This project will change potter community’s life: Dr Teshome

The Grand Research Project - ‘Reducing Soil Erosion and Improving the Livelihood of Potter Community in Domba Watershed’ by Dr Teshome Yirgu with his co-researchers is more than a research for while examining the livelihood options of potter community; it observed that this marginalized community is the victim of tradition that keeps them in perpetual poverty and these social pariahs as termed are left to fend for them with no access to land, job and social amenities; hence, their struggle for livelihood goes on.
In order to do justice to these socially deprived community, this project under its general objective of improving their livelihood through sustainable land management practices is carefully examining potential causes and subsequent reasons that make things worse for their survival, explained, Dr Teshome. 

The key findings obtained through baseline survey state that 29.2% of land of the area is under high risk of erosion and annually it disproportionately wipes out soil at the rate of 30.6 tons per hectare which badly affect soil fertility in the watershed; the traditionally made pots don’t fetch desired price in the market because of which they continue to struggle and lead an impoverished life.

Consequently, with no alternate livelihood options left, every generation go into farming oblivious of the need to pay attention at conservation practices that further deteriorates land use and land cover scenario inflicting social, environmental and economic implications on their life. Hence having assessed the ground reality, in the subsequent phase, apt soil and water management measures will be applied to set things right, he added.

The project cycle (2019-22) is categorized into three phases and in its first year of baseline survey that incurred ETB 149,000, the researchers focusing at specific objectives, have examined long-term land cover dynamics & erosion-prone areas; assessed livelihood constraints, undertook watershed management on micro erosion-prone watershed and in the later stage will provide business-oriented trainings and shops will also be constructed to store unsold craft products. Of four, 1 specific objectives of the project were investigated by one of the Master students as part of his thesis.

The 2nd phase will focus on alternate livelihood options for this socially segregated community residing on the outskirt of village totally disconnected from the social mainstream. They aren’t allowed to collect raw materials such as clay, with no governmental assistance around, poor price for wares and lack of storing space force them to discard unsold pots that further compound their hardship. Therefore, business-oriented training from Addis Ababa-based experts will empower them to reinvent their business and life, he quipped.

Since scale of our intervention is limited, we have selected North-Eastern part of this watershed to undertake soil and watershed measure by planting seedlings, employing daily laborers, contacting district offices so that when project is phased out, whatever we could achieve will get transferred to District Agriculture Offices and soil and water conservation measures continue thus benefiting this community in the longer run.

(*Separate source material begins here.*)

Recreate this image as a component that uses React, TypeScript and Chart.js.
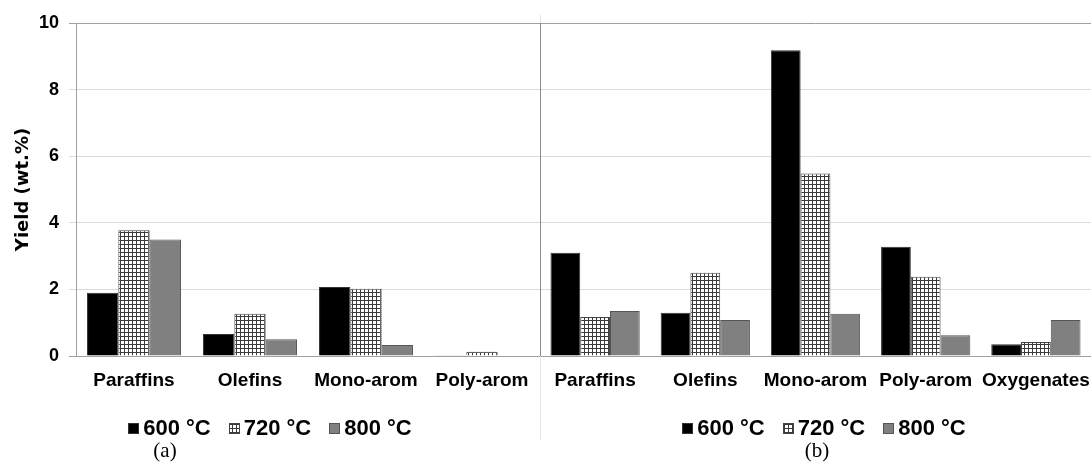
import React, { useEffect, useRef } from "react";
import { Chart, registerables } from "chart.js";

Chart.register(...registerables);

const categoriesA = ["Paraffins", "Olefins", "Mono-arom", "Poly-arom"];
const categoriesB = ["Paraffins", "Olefins", "Mono-arom", "Poly-arom", "Oxygenates"];
const seriesLabels = ["600 °C", "720 °C", "800 °C"];

const a600 = [1.9, 0.66, 2.07, 0.02];
const a720 = [3.78, 1.27, 2.02, 0.13];
const a800 = [3.5, 0.5, 0.33, 0];

const b600 = [3.1, 1.3, 9.18, 3.28, 0.35];
const b720 = [1.17, 2.5, 5.48, 2.38, 0.42];
const b800 = [1.35, 1.08, 1.27, 0.62, 1.08];

const yMin = 0;
const yMax = 10;
const yStep = 2;
const yTitle = "Yield (wt.%)";
const panelLabels = ["(a)", "(b)"];

const W = 1091;
const H = 464;
const PLOT_TOP = 23;
const PLOT_BOTTOM = 356;
const SPLIT = 540;
const X_AXIS_H = 40;

function makeGridPattern(): CanvasPattern | string {
  const c = document.createElement("canvas");
  c.width = 4;
  c.height = 4;
  const g = c.getContext("2d");
  if (!g) return "#fff";
  g.fillStyle = "#ffffff";
  g.fillRect(0, 0, 4, 4);
  g.fillStyle = "#3a3a3a";
  g.fillRect(0, 0, 4, 1);
  g.fillRect(0, 0, 1, 4);
  const p = g.createPattern(c, "repeat");
  return p || "#fff";
}

const legendPlugin = {
  id: "customLegend",
  afterDraw(chart: any, _args: any, opts: any) {
    const ctx: CanvasRenderingContext2D = chart.ctx;
    ctx.save();
    ctx.font = 'bold 22px "Liberation Sans", Arial, sans-serif';
    ctx.textBaseline = "middle";
    const box = 11;
    const gap = 4;
    const spacing = 18;
    const items = chart.data.datasets.map((d: any) => ({
      label: d.label,
      fill: d.backgroundColor,
      stroke: d.borderColor,
      w: ctx.measureText(d.label).width,
    }));
    let total = 0;
    items.forEach((it: any, i: number) => {
      total += box + gap + it.w + (i > 0 ? spacing : 0);
    });
    let x = opts.centerX - total / 2;
    const y = opts.y;
    items.forEach((it: any) => {
      ctx.fillStyle = it.fill;
      ctx.fillRect(Math.round(x), Math.round(y - box / 2), box, box);
      ctx.strokeStyle = it.stroke;
      ctx.lineWidth = 1;
      ctx.strokeRect(Math.round(x) + 0.5, Math.round(y - box / 2) + 0.5, box - 1, box - 1);
      x += box + gap;
      ctx.fillStyle = "#000";
      ctx.textAlign = "left";
      ctx.fillText(it.label, x, y + 1);
      x += it.w + spacing;
    });
    ctx.restore();
  },
};

const dividerPlugin = {
  id: "divider",
  afterDraw(chart: any, _args: any, opts: any) {
    if (!opts || !opts.enabled) return;
    const ctx: CanvasRenderingContext2D = chart.ctx;
    const x = chart.chartArea.left + 0.5;
    ctx.save();
    ctx.lineWidth = 1;
    ctx.strokeStyle = "#e2e2e2";
    ctx.beginPath();
    ctx.moveTo(x, 15);
    ctx.lineTo(x, PLOT_TOP);
    ctx.moveTo(x, PLOT_BOTTOM);
    ctx.lineTo(x, 440);
    ctx.stroke();
    ctx.strokeStyle = "#8c8c8c";
    ctx.beginPath();
    ctx.moveTo(x, PLOT_TOP);
    ctx.lineTo(x, PLOT_BOTTOM);
    ctx.stroke();
    ctx.restore();
  },
};

function buildDatasets(d600: number[], d720: number[], d800: number[], pattern: any) {
  const common = {
    borderWidth: 1,
    barPercentage: 1,
    categoryPercentage: 0.81,
  };
  return [
    { label: seriesLabels[0], data: d600, backgroundColor: "#000000", borderColor: "#333333", ...common },
    { label: seriesLabels[1], data: d720, backgroundColor: pattern, borderColor: "#444444", ...common },
    { label: seriesLabels[2], data: d800, backgroundColor: "#808080", borderColor: "#555555", ...common },
  ];
}

const gridColor = (ctx: any) => {
  const v = ctx.tick ? ctx.tick.value : null;
  if (v === yMax || v === yMin) return "#a0a0a0";
  return "#dcdcdc";
};

function makeOptions(withYAxis: boolean, legendCenter: number, dividerEnabled: boolean): any {
  return {
    responsive: false,
    animation: false,
    layout: {
      padding: { top: PLOT_TOP, left: 0, right: 0, bottom: H - PLOT_BOTTOM - X_AXIS_H },
    },
    plugins: {
      legend: { display: false },
      tooltip: { enabled: false },
      customLegend: { centerX: legendCenter, y: 428 },
      divider: { enabled: dividerEnabled },
    },
    scales: {
      x: {
        grid: { display: false, drawTicks: false },
        border: { display: true, color: "#a0a0a0", width: 1 },
        ticks: {
          color: "#000",
          padding: 13,
          maxRotation: 0,
          autoSkip: false,
          font: { family: '"Liberation Sans", Arial, sans-serif', size: 19, weight: "bold" },
        },
        afterFit: (s: any) => {
          s.height = X_AXIS_H;
          s.paddingLeft = 0;
          s.paddingRight = 0;
        },
      },
      y: {
        min: yMin,
        max: yMax,
        grid: {
          color: gridColor,
          drawTicks: withYAxis,
          tickLength: 7,
          lineWidth: 1,
        },
        border: { display: withYAxis, color: "#a0a0a0", width: 1 },
        ticks: {
          display: withYAxis,
          stepSize: yStep,
          color: "#000",
          padding: 10,
          font: { family: '"Liberation Sans", Arial, sans-serif', size: 18, weight: "bold" },
        },
        title: {
          display: withYAxis,
          text: yTitle,
          color: "#000",
          padding: { top: 13, bottom: 0 },
          font: { family: '"DejaVu Sans", sans-serif', size: 18, weight: "bold" },
        },
        afterFit: (s: any) => {
          s.width = withYAxis ? 76 : 0;
          s.paddingTop = 0;
          s.paddingBottom = 0;
        },
      },
    },
  };
}

export default function App() {
  const refA = useRef<HTMLCanvasElement>(null);
  const refB = useRef<HTMLCanvasElement>(null);

  useEffect(() => {
    if (!refA.current || !refB.current) return;
    const pattern = makeGridPattern();
    const chartA = new Chart(refA.current, {
      type: "bar",
      data: { labels: categoriesA, datasets: buildDatasets(a600, a720, a800, pattern) as any },
      options: makeOptions(true, 270, false),
      plugins: [legendPlugin, dividerPlugin],
    } as any);
    const chartB = new Chart(refB.current, {
      type: "bar",
      data: { labels: categoriesB, datasets: buildDatasets(b600, b720, b800, pattern) as any },
      options: makeOptions(false, 284, true),
      plugins: [legendPlugin, dividerPlugin],
    } as any);
    return () => {
      chartA.destroy();
      chartB.destroy();
    };
  }, []);

  const serif: React.CSSProperties = {
    position: "absolute",
    top: 438,
    fontFamily: '"Liberation Serif", "Times New Roman", serif',
    fontSize: 21,
    color: "#000",
    transform: "translateX(-50%)",
    lineHeight: "24px",
  };

  return (
    <div style={{ position: "absolute", left: 0, top: 0, width: W, height: H, background: "#fff", overflow: "hidden" }}>
      <canvas ref={refA} width={SPLIT} height={H} style={{ position: "absolute", left: 0, top: 0, display: "block" }} />
      <canvas
        ref={refB}
        width={W - SPLIT}
        height={H}
        style={{ position: "absolute", left: SPLIT, top: 0, display: "block" }}
      />
      <div style={{ ...serif, left: 165 }}>{panelLabels[0]}</div>
      <div style={{ ...serif, left: 817 }}>{panelLabels[1]}</div>
    </div>
  );
}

Similarly, these seedlings later will be planted in the selected micro watershed to assess the actual impact of our intervention that will determine our strategy to make key recommendations for the policy makers of this catchment area to tackle soil erosion, he quipped.

Moreover, the important takeaway point of this social endeavor may break in the so-called impenetrable social barricade that unwittingly stonewalls the inclusion of these ‘outcasts’ into the mainstream of society that will possibly facilitate the improvement in their life.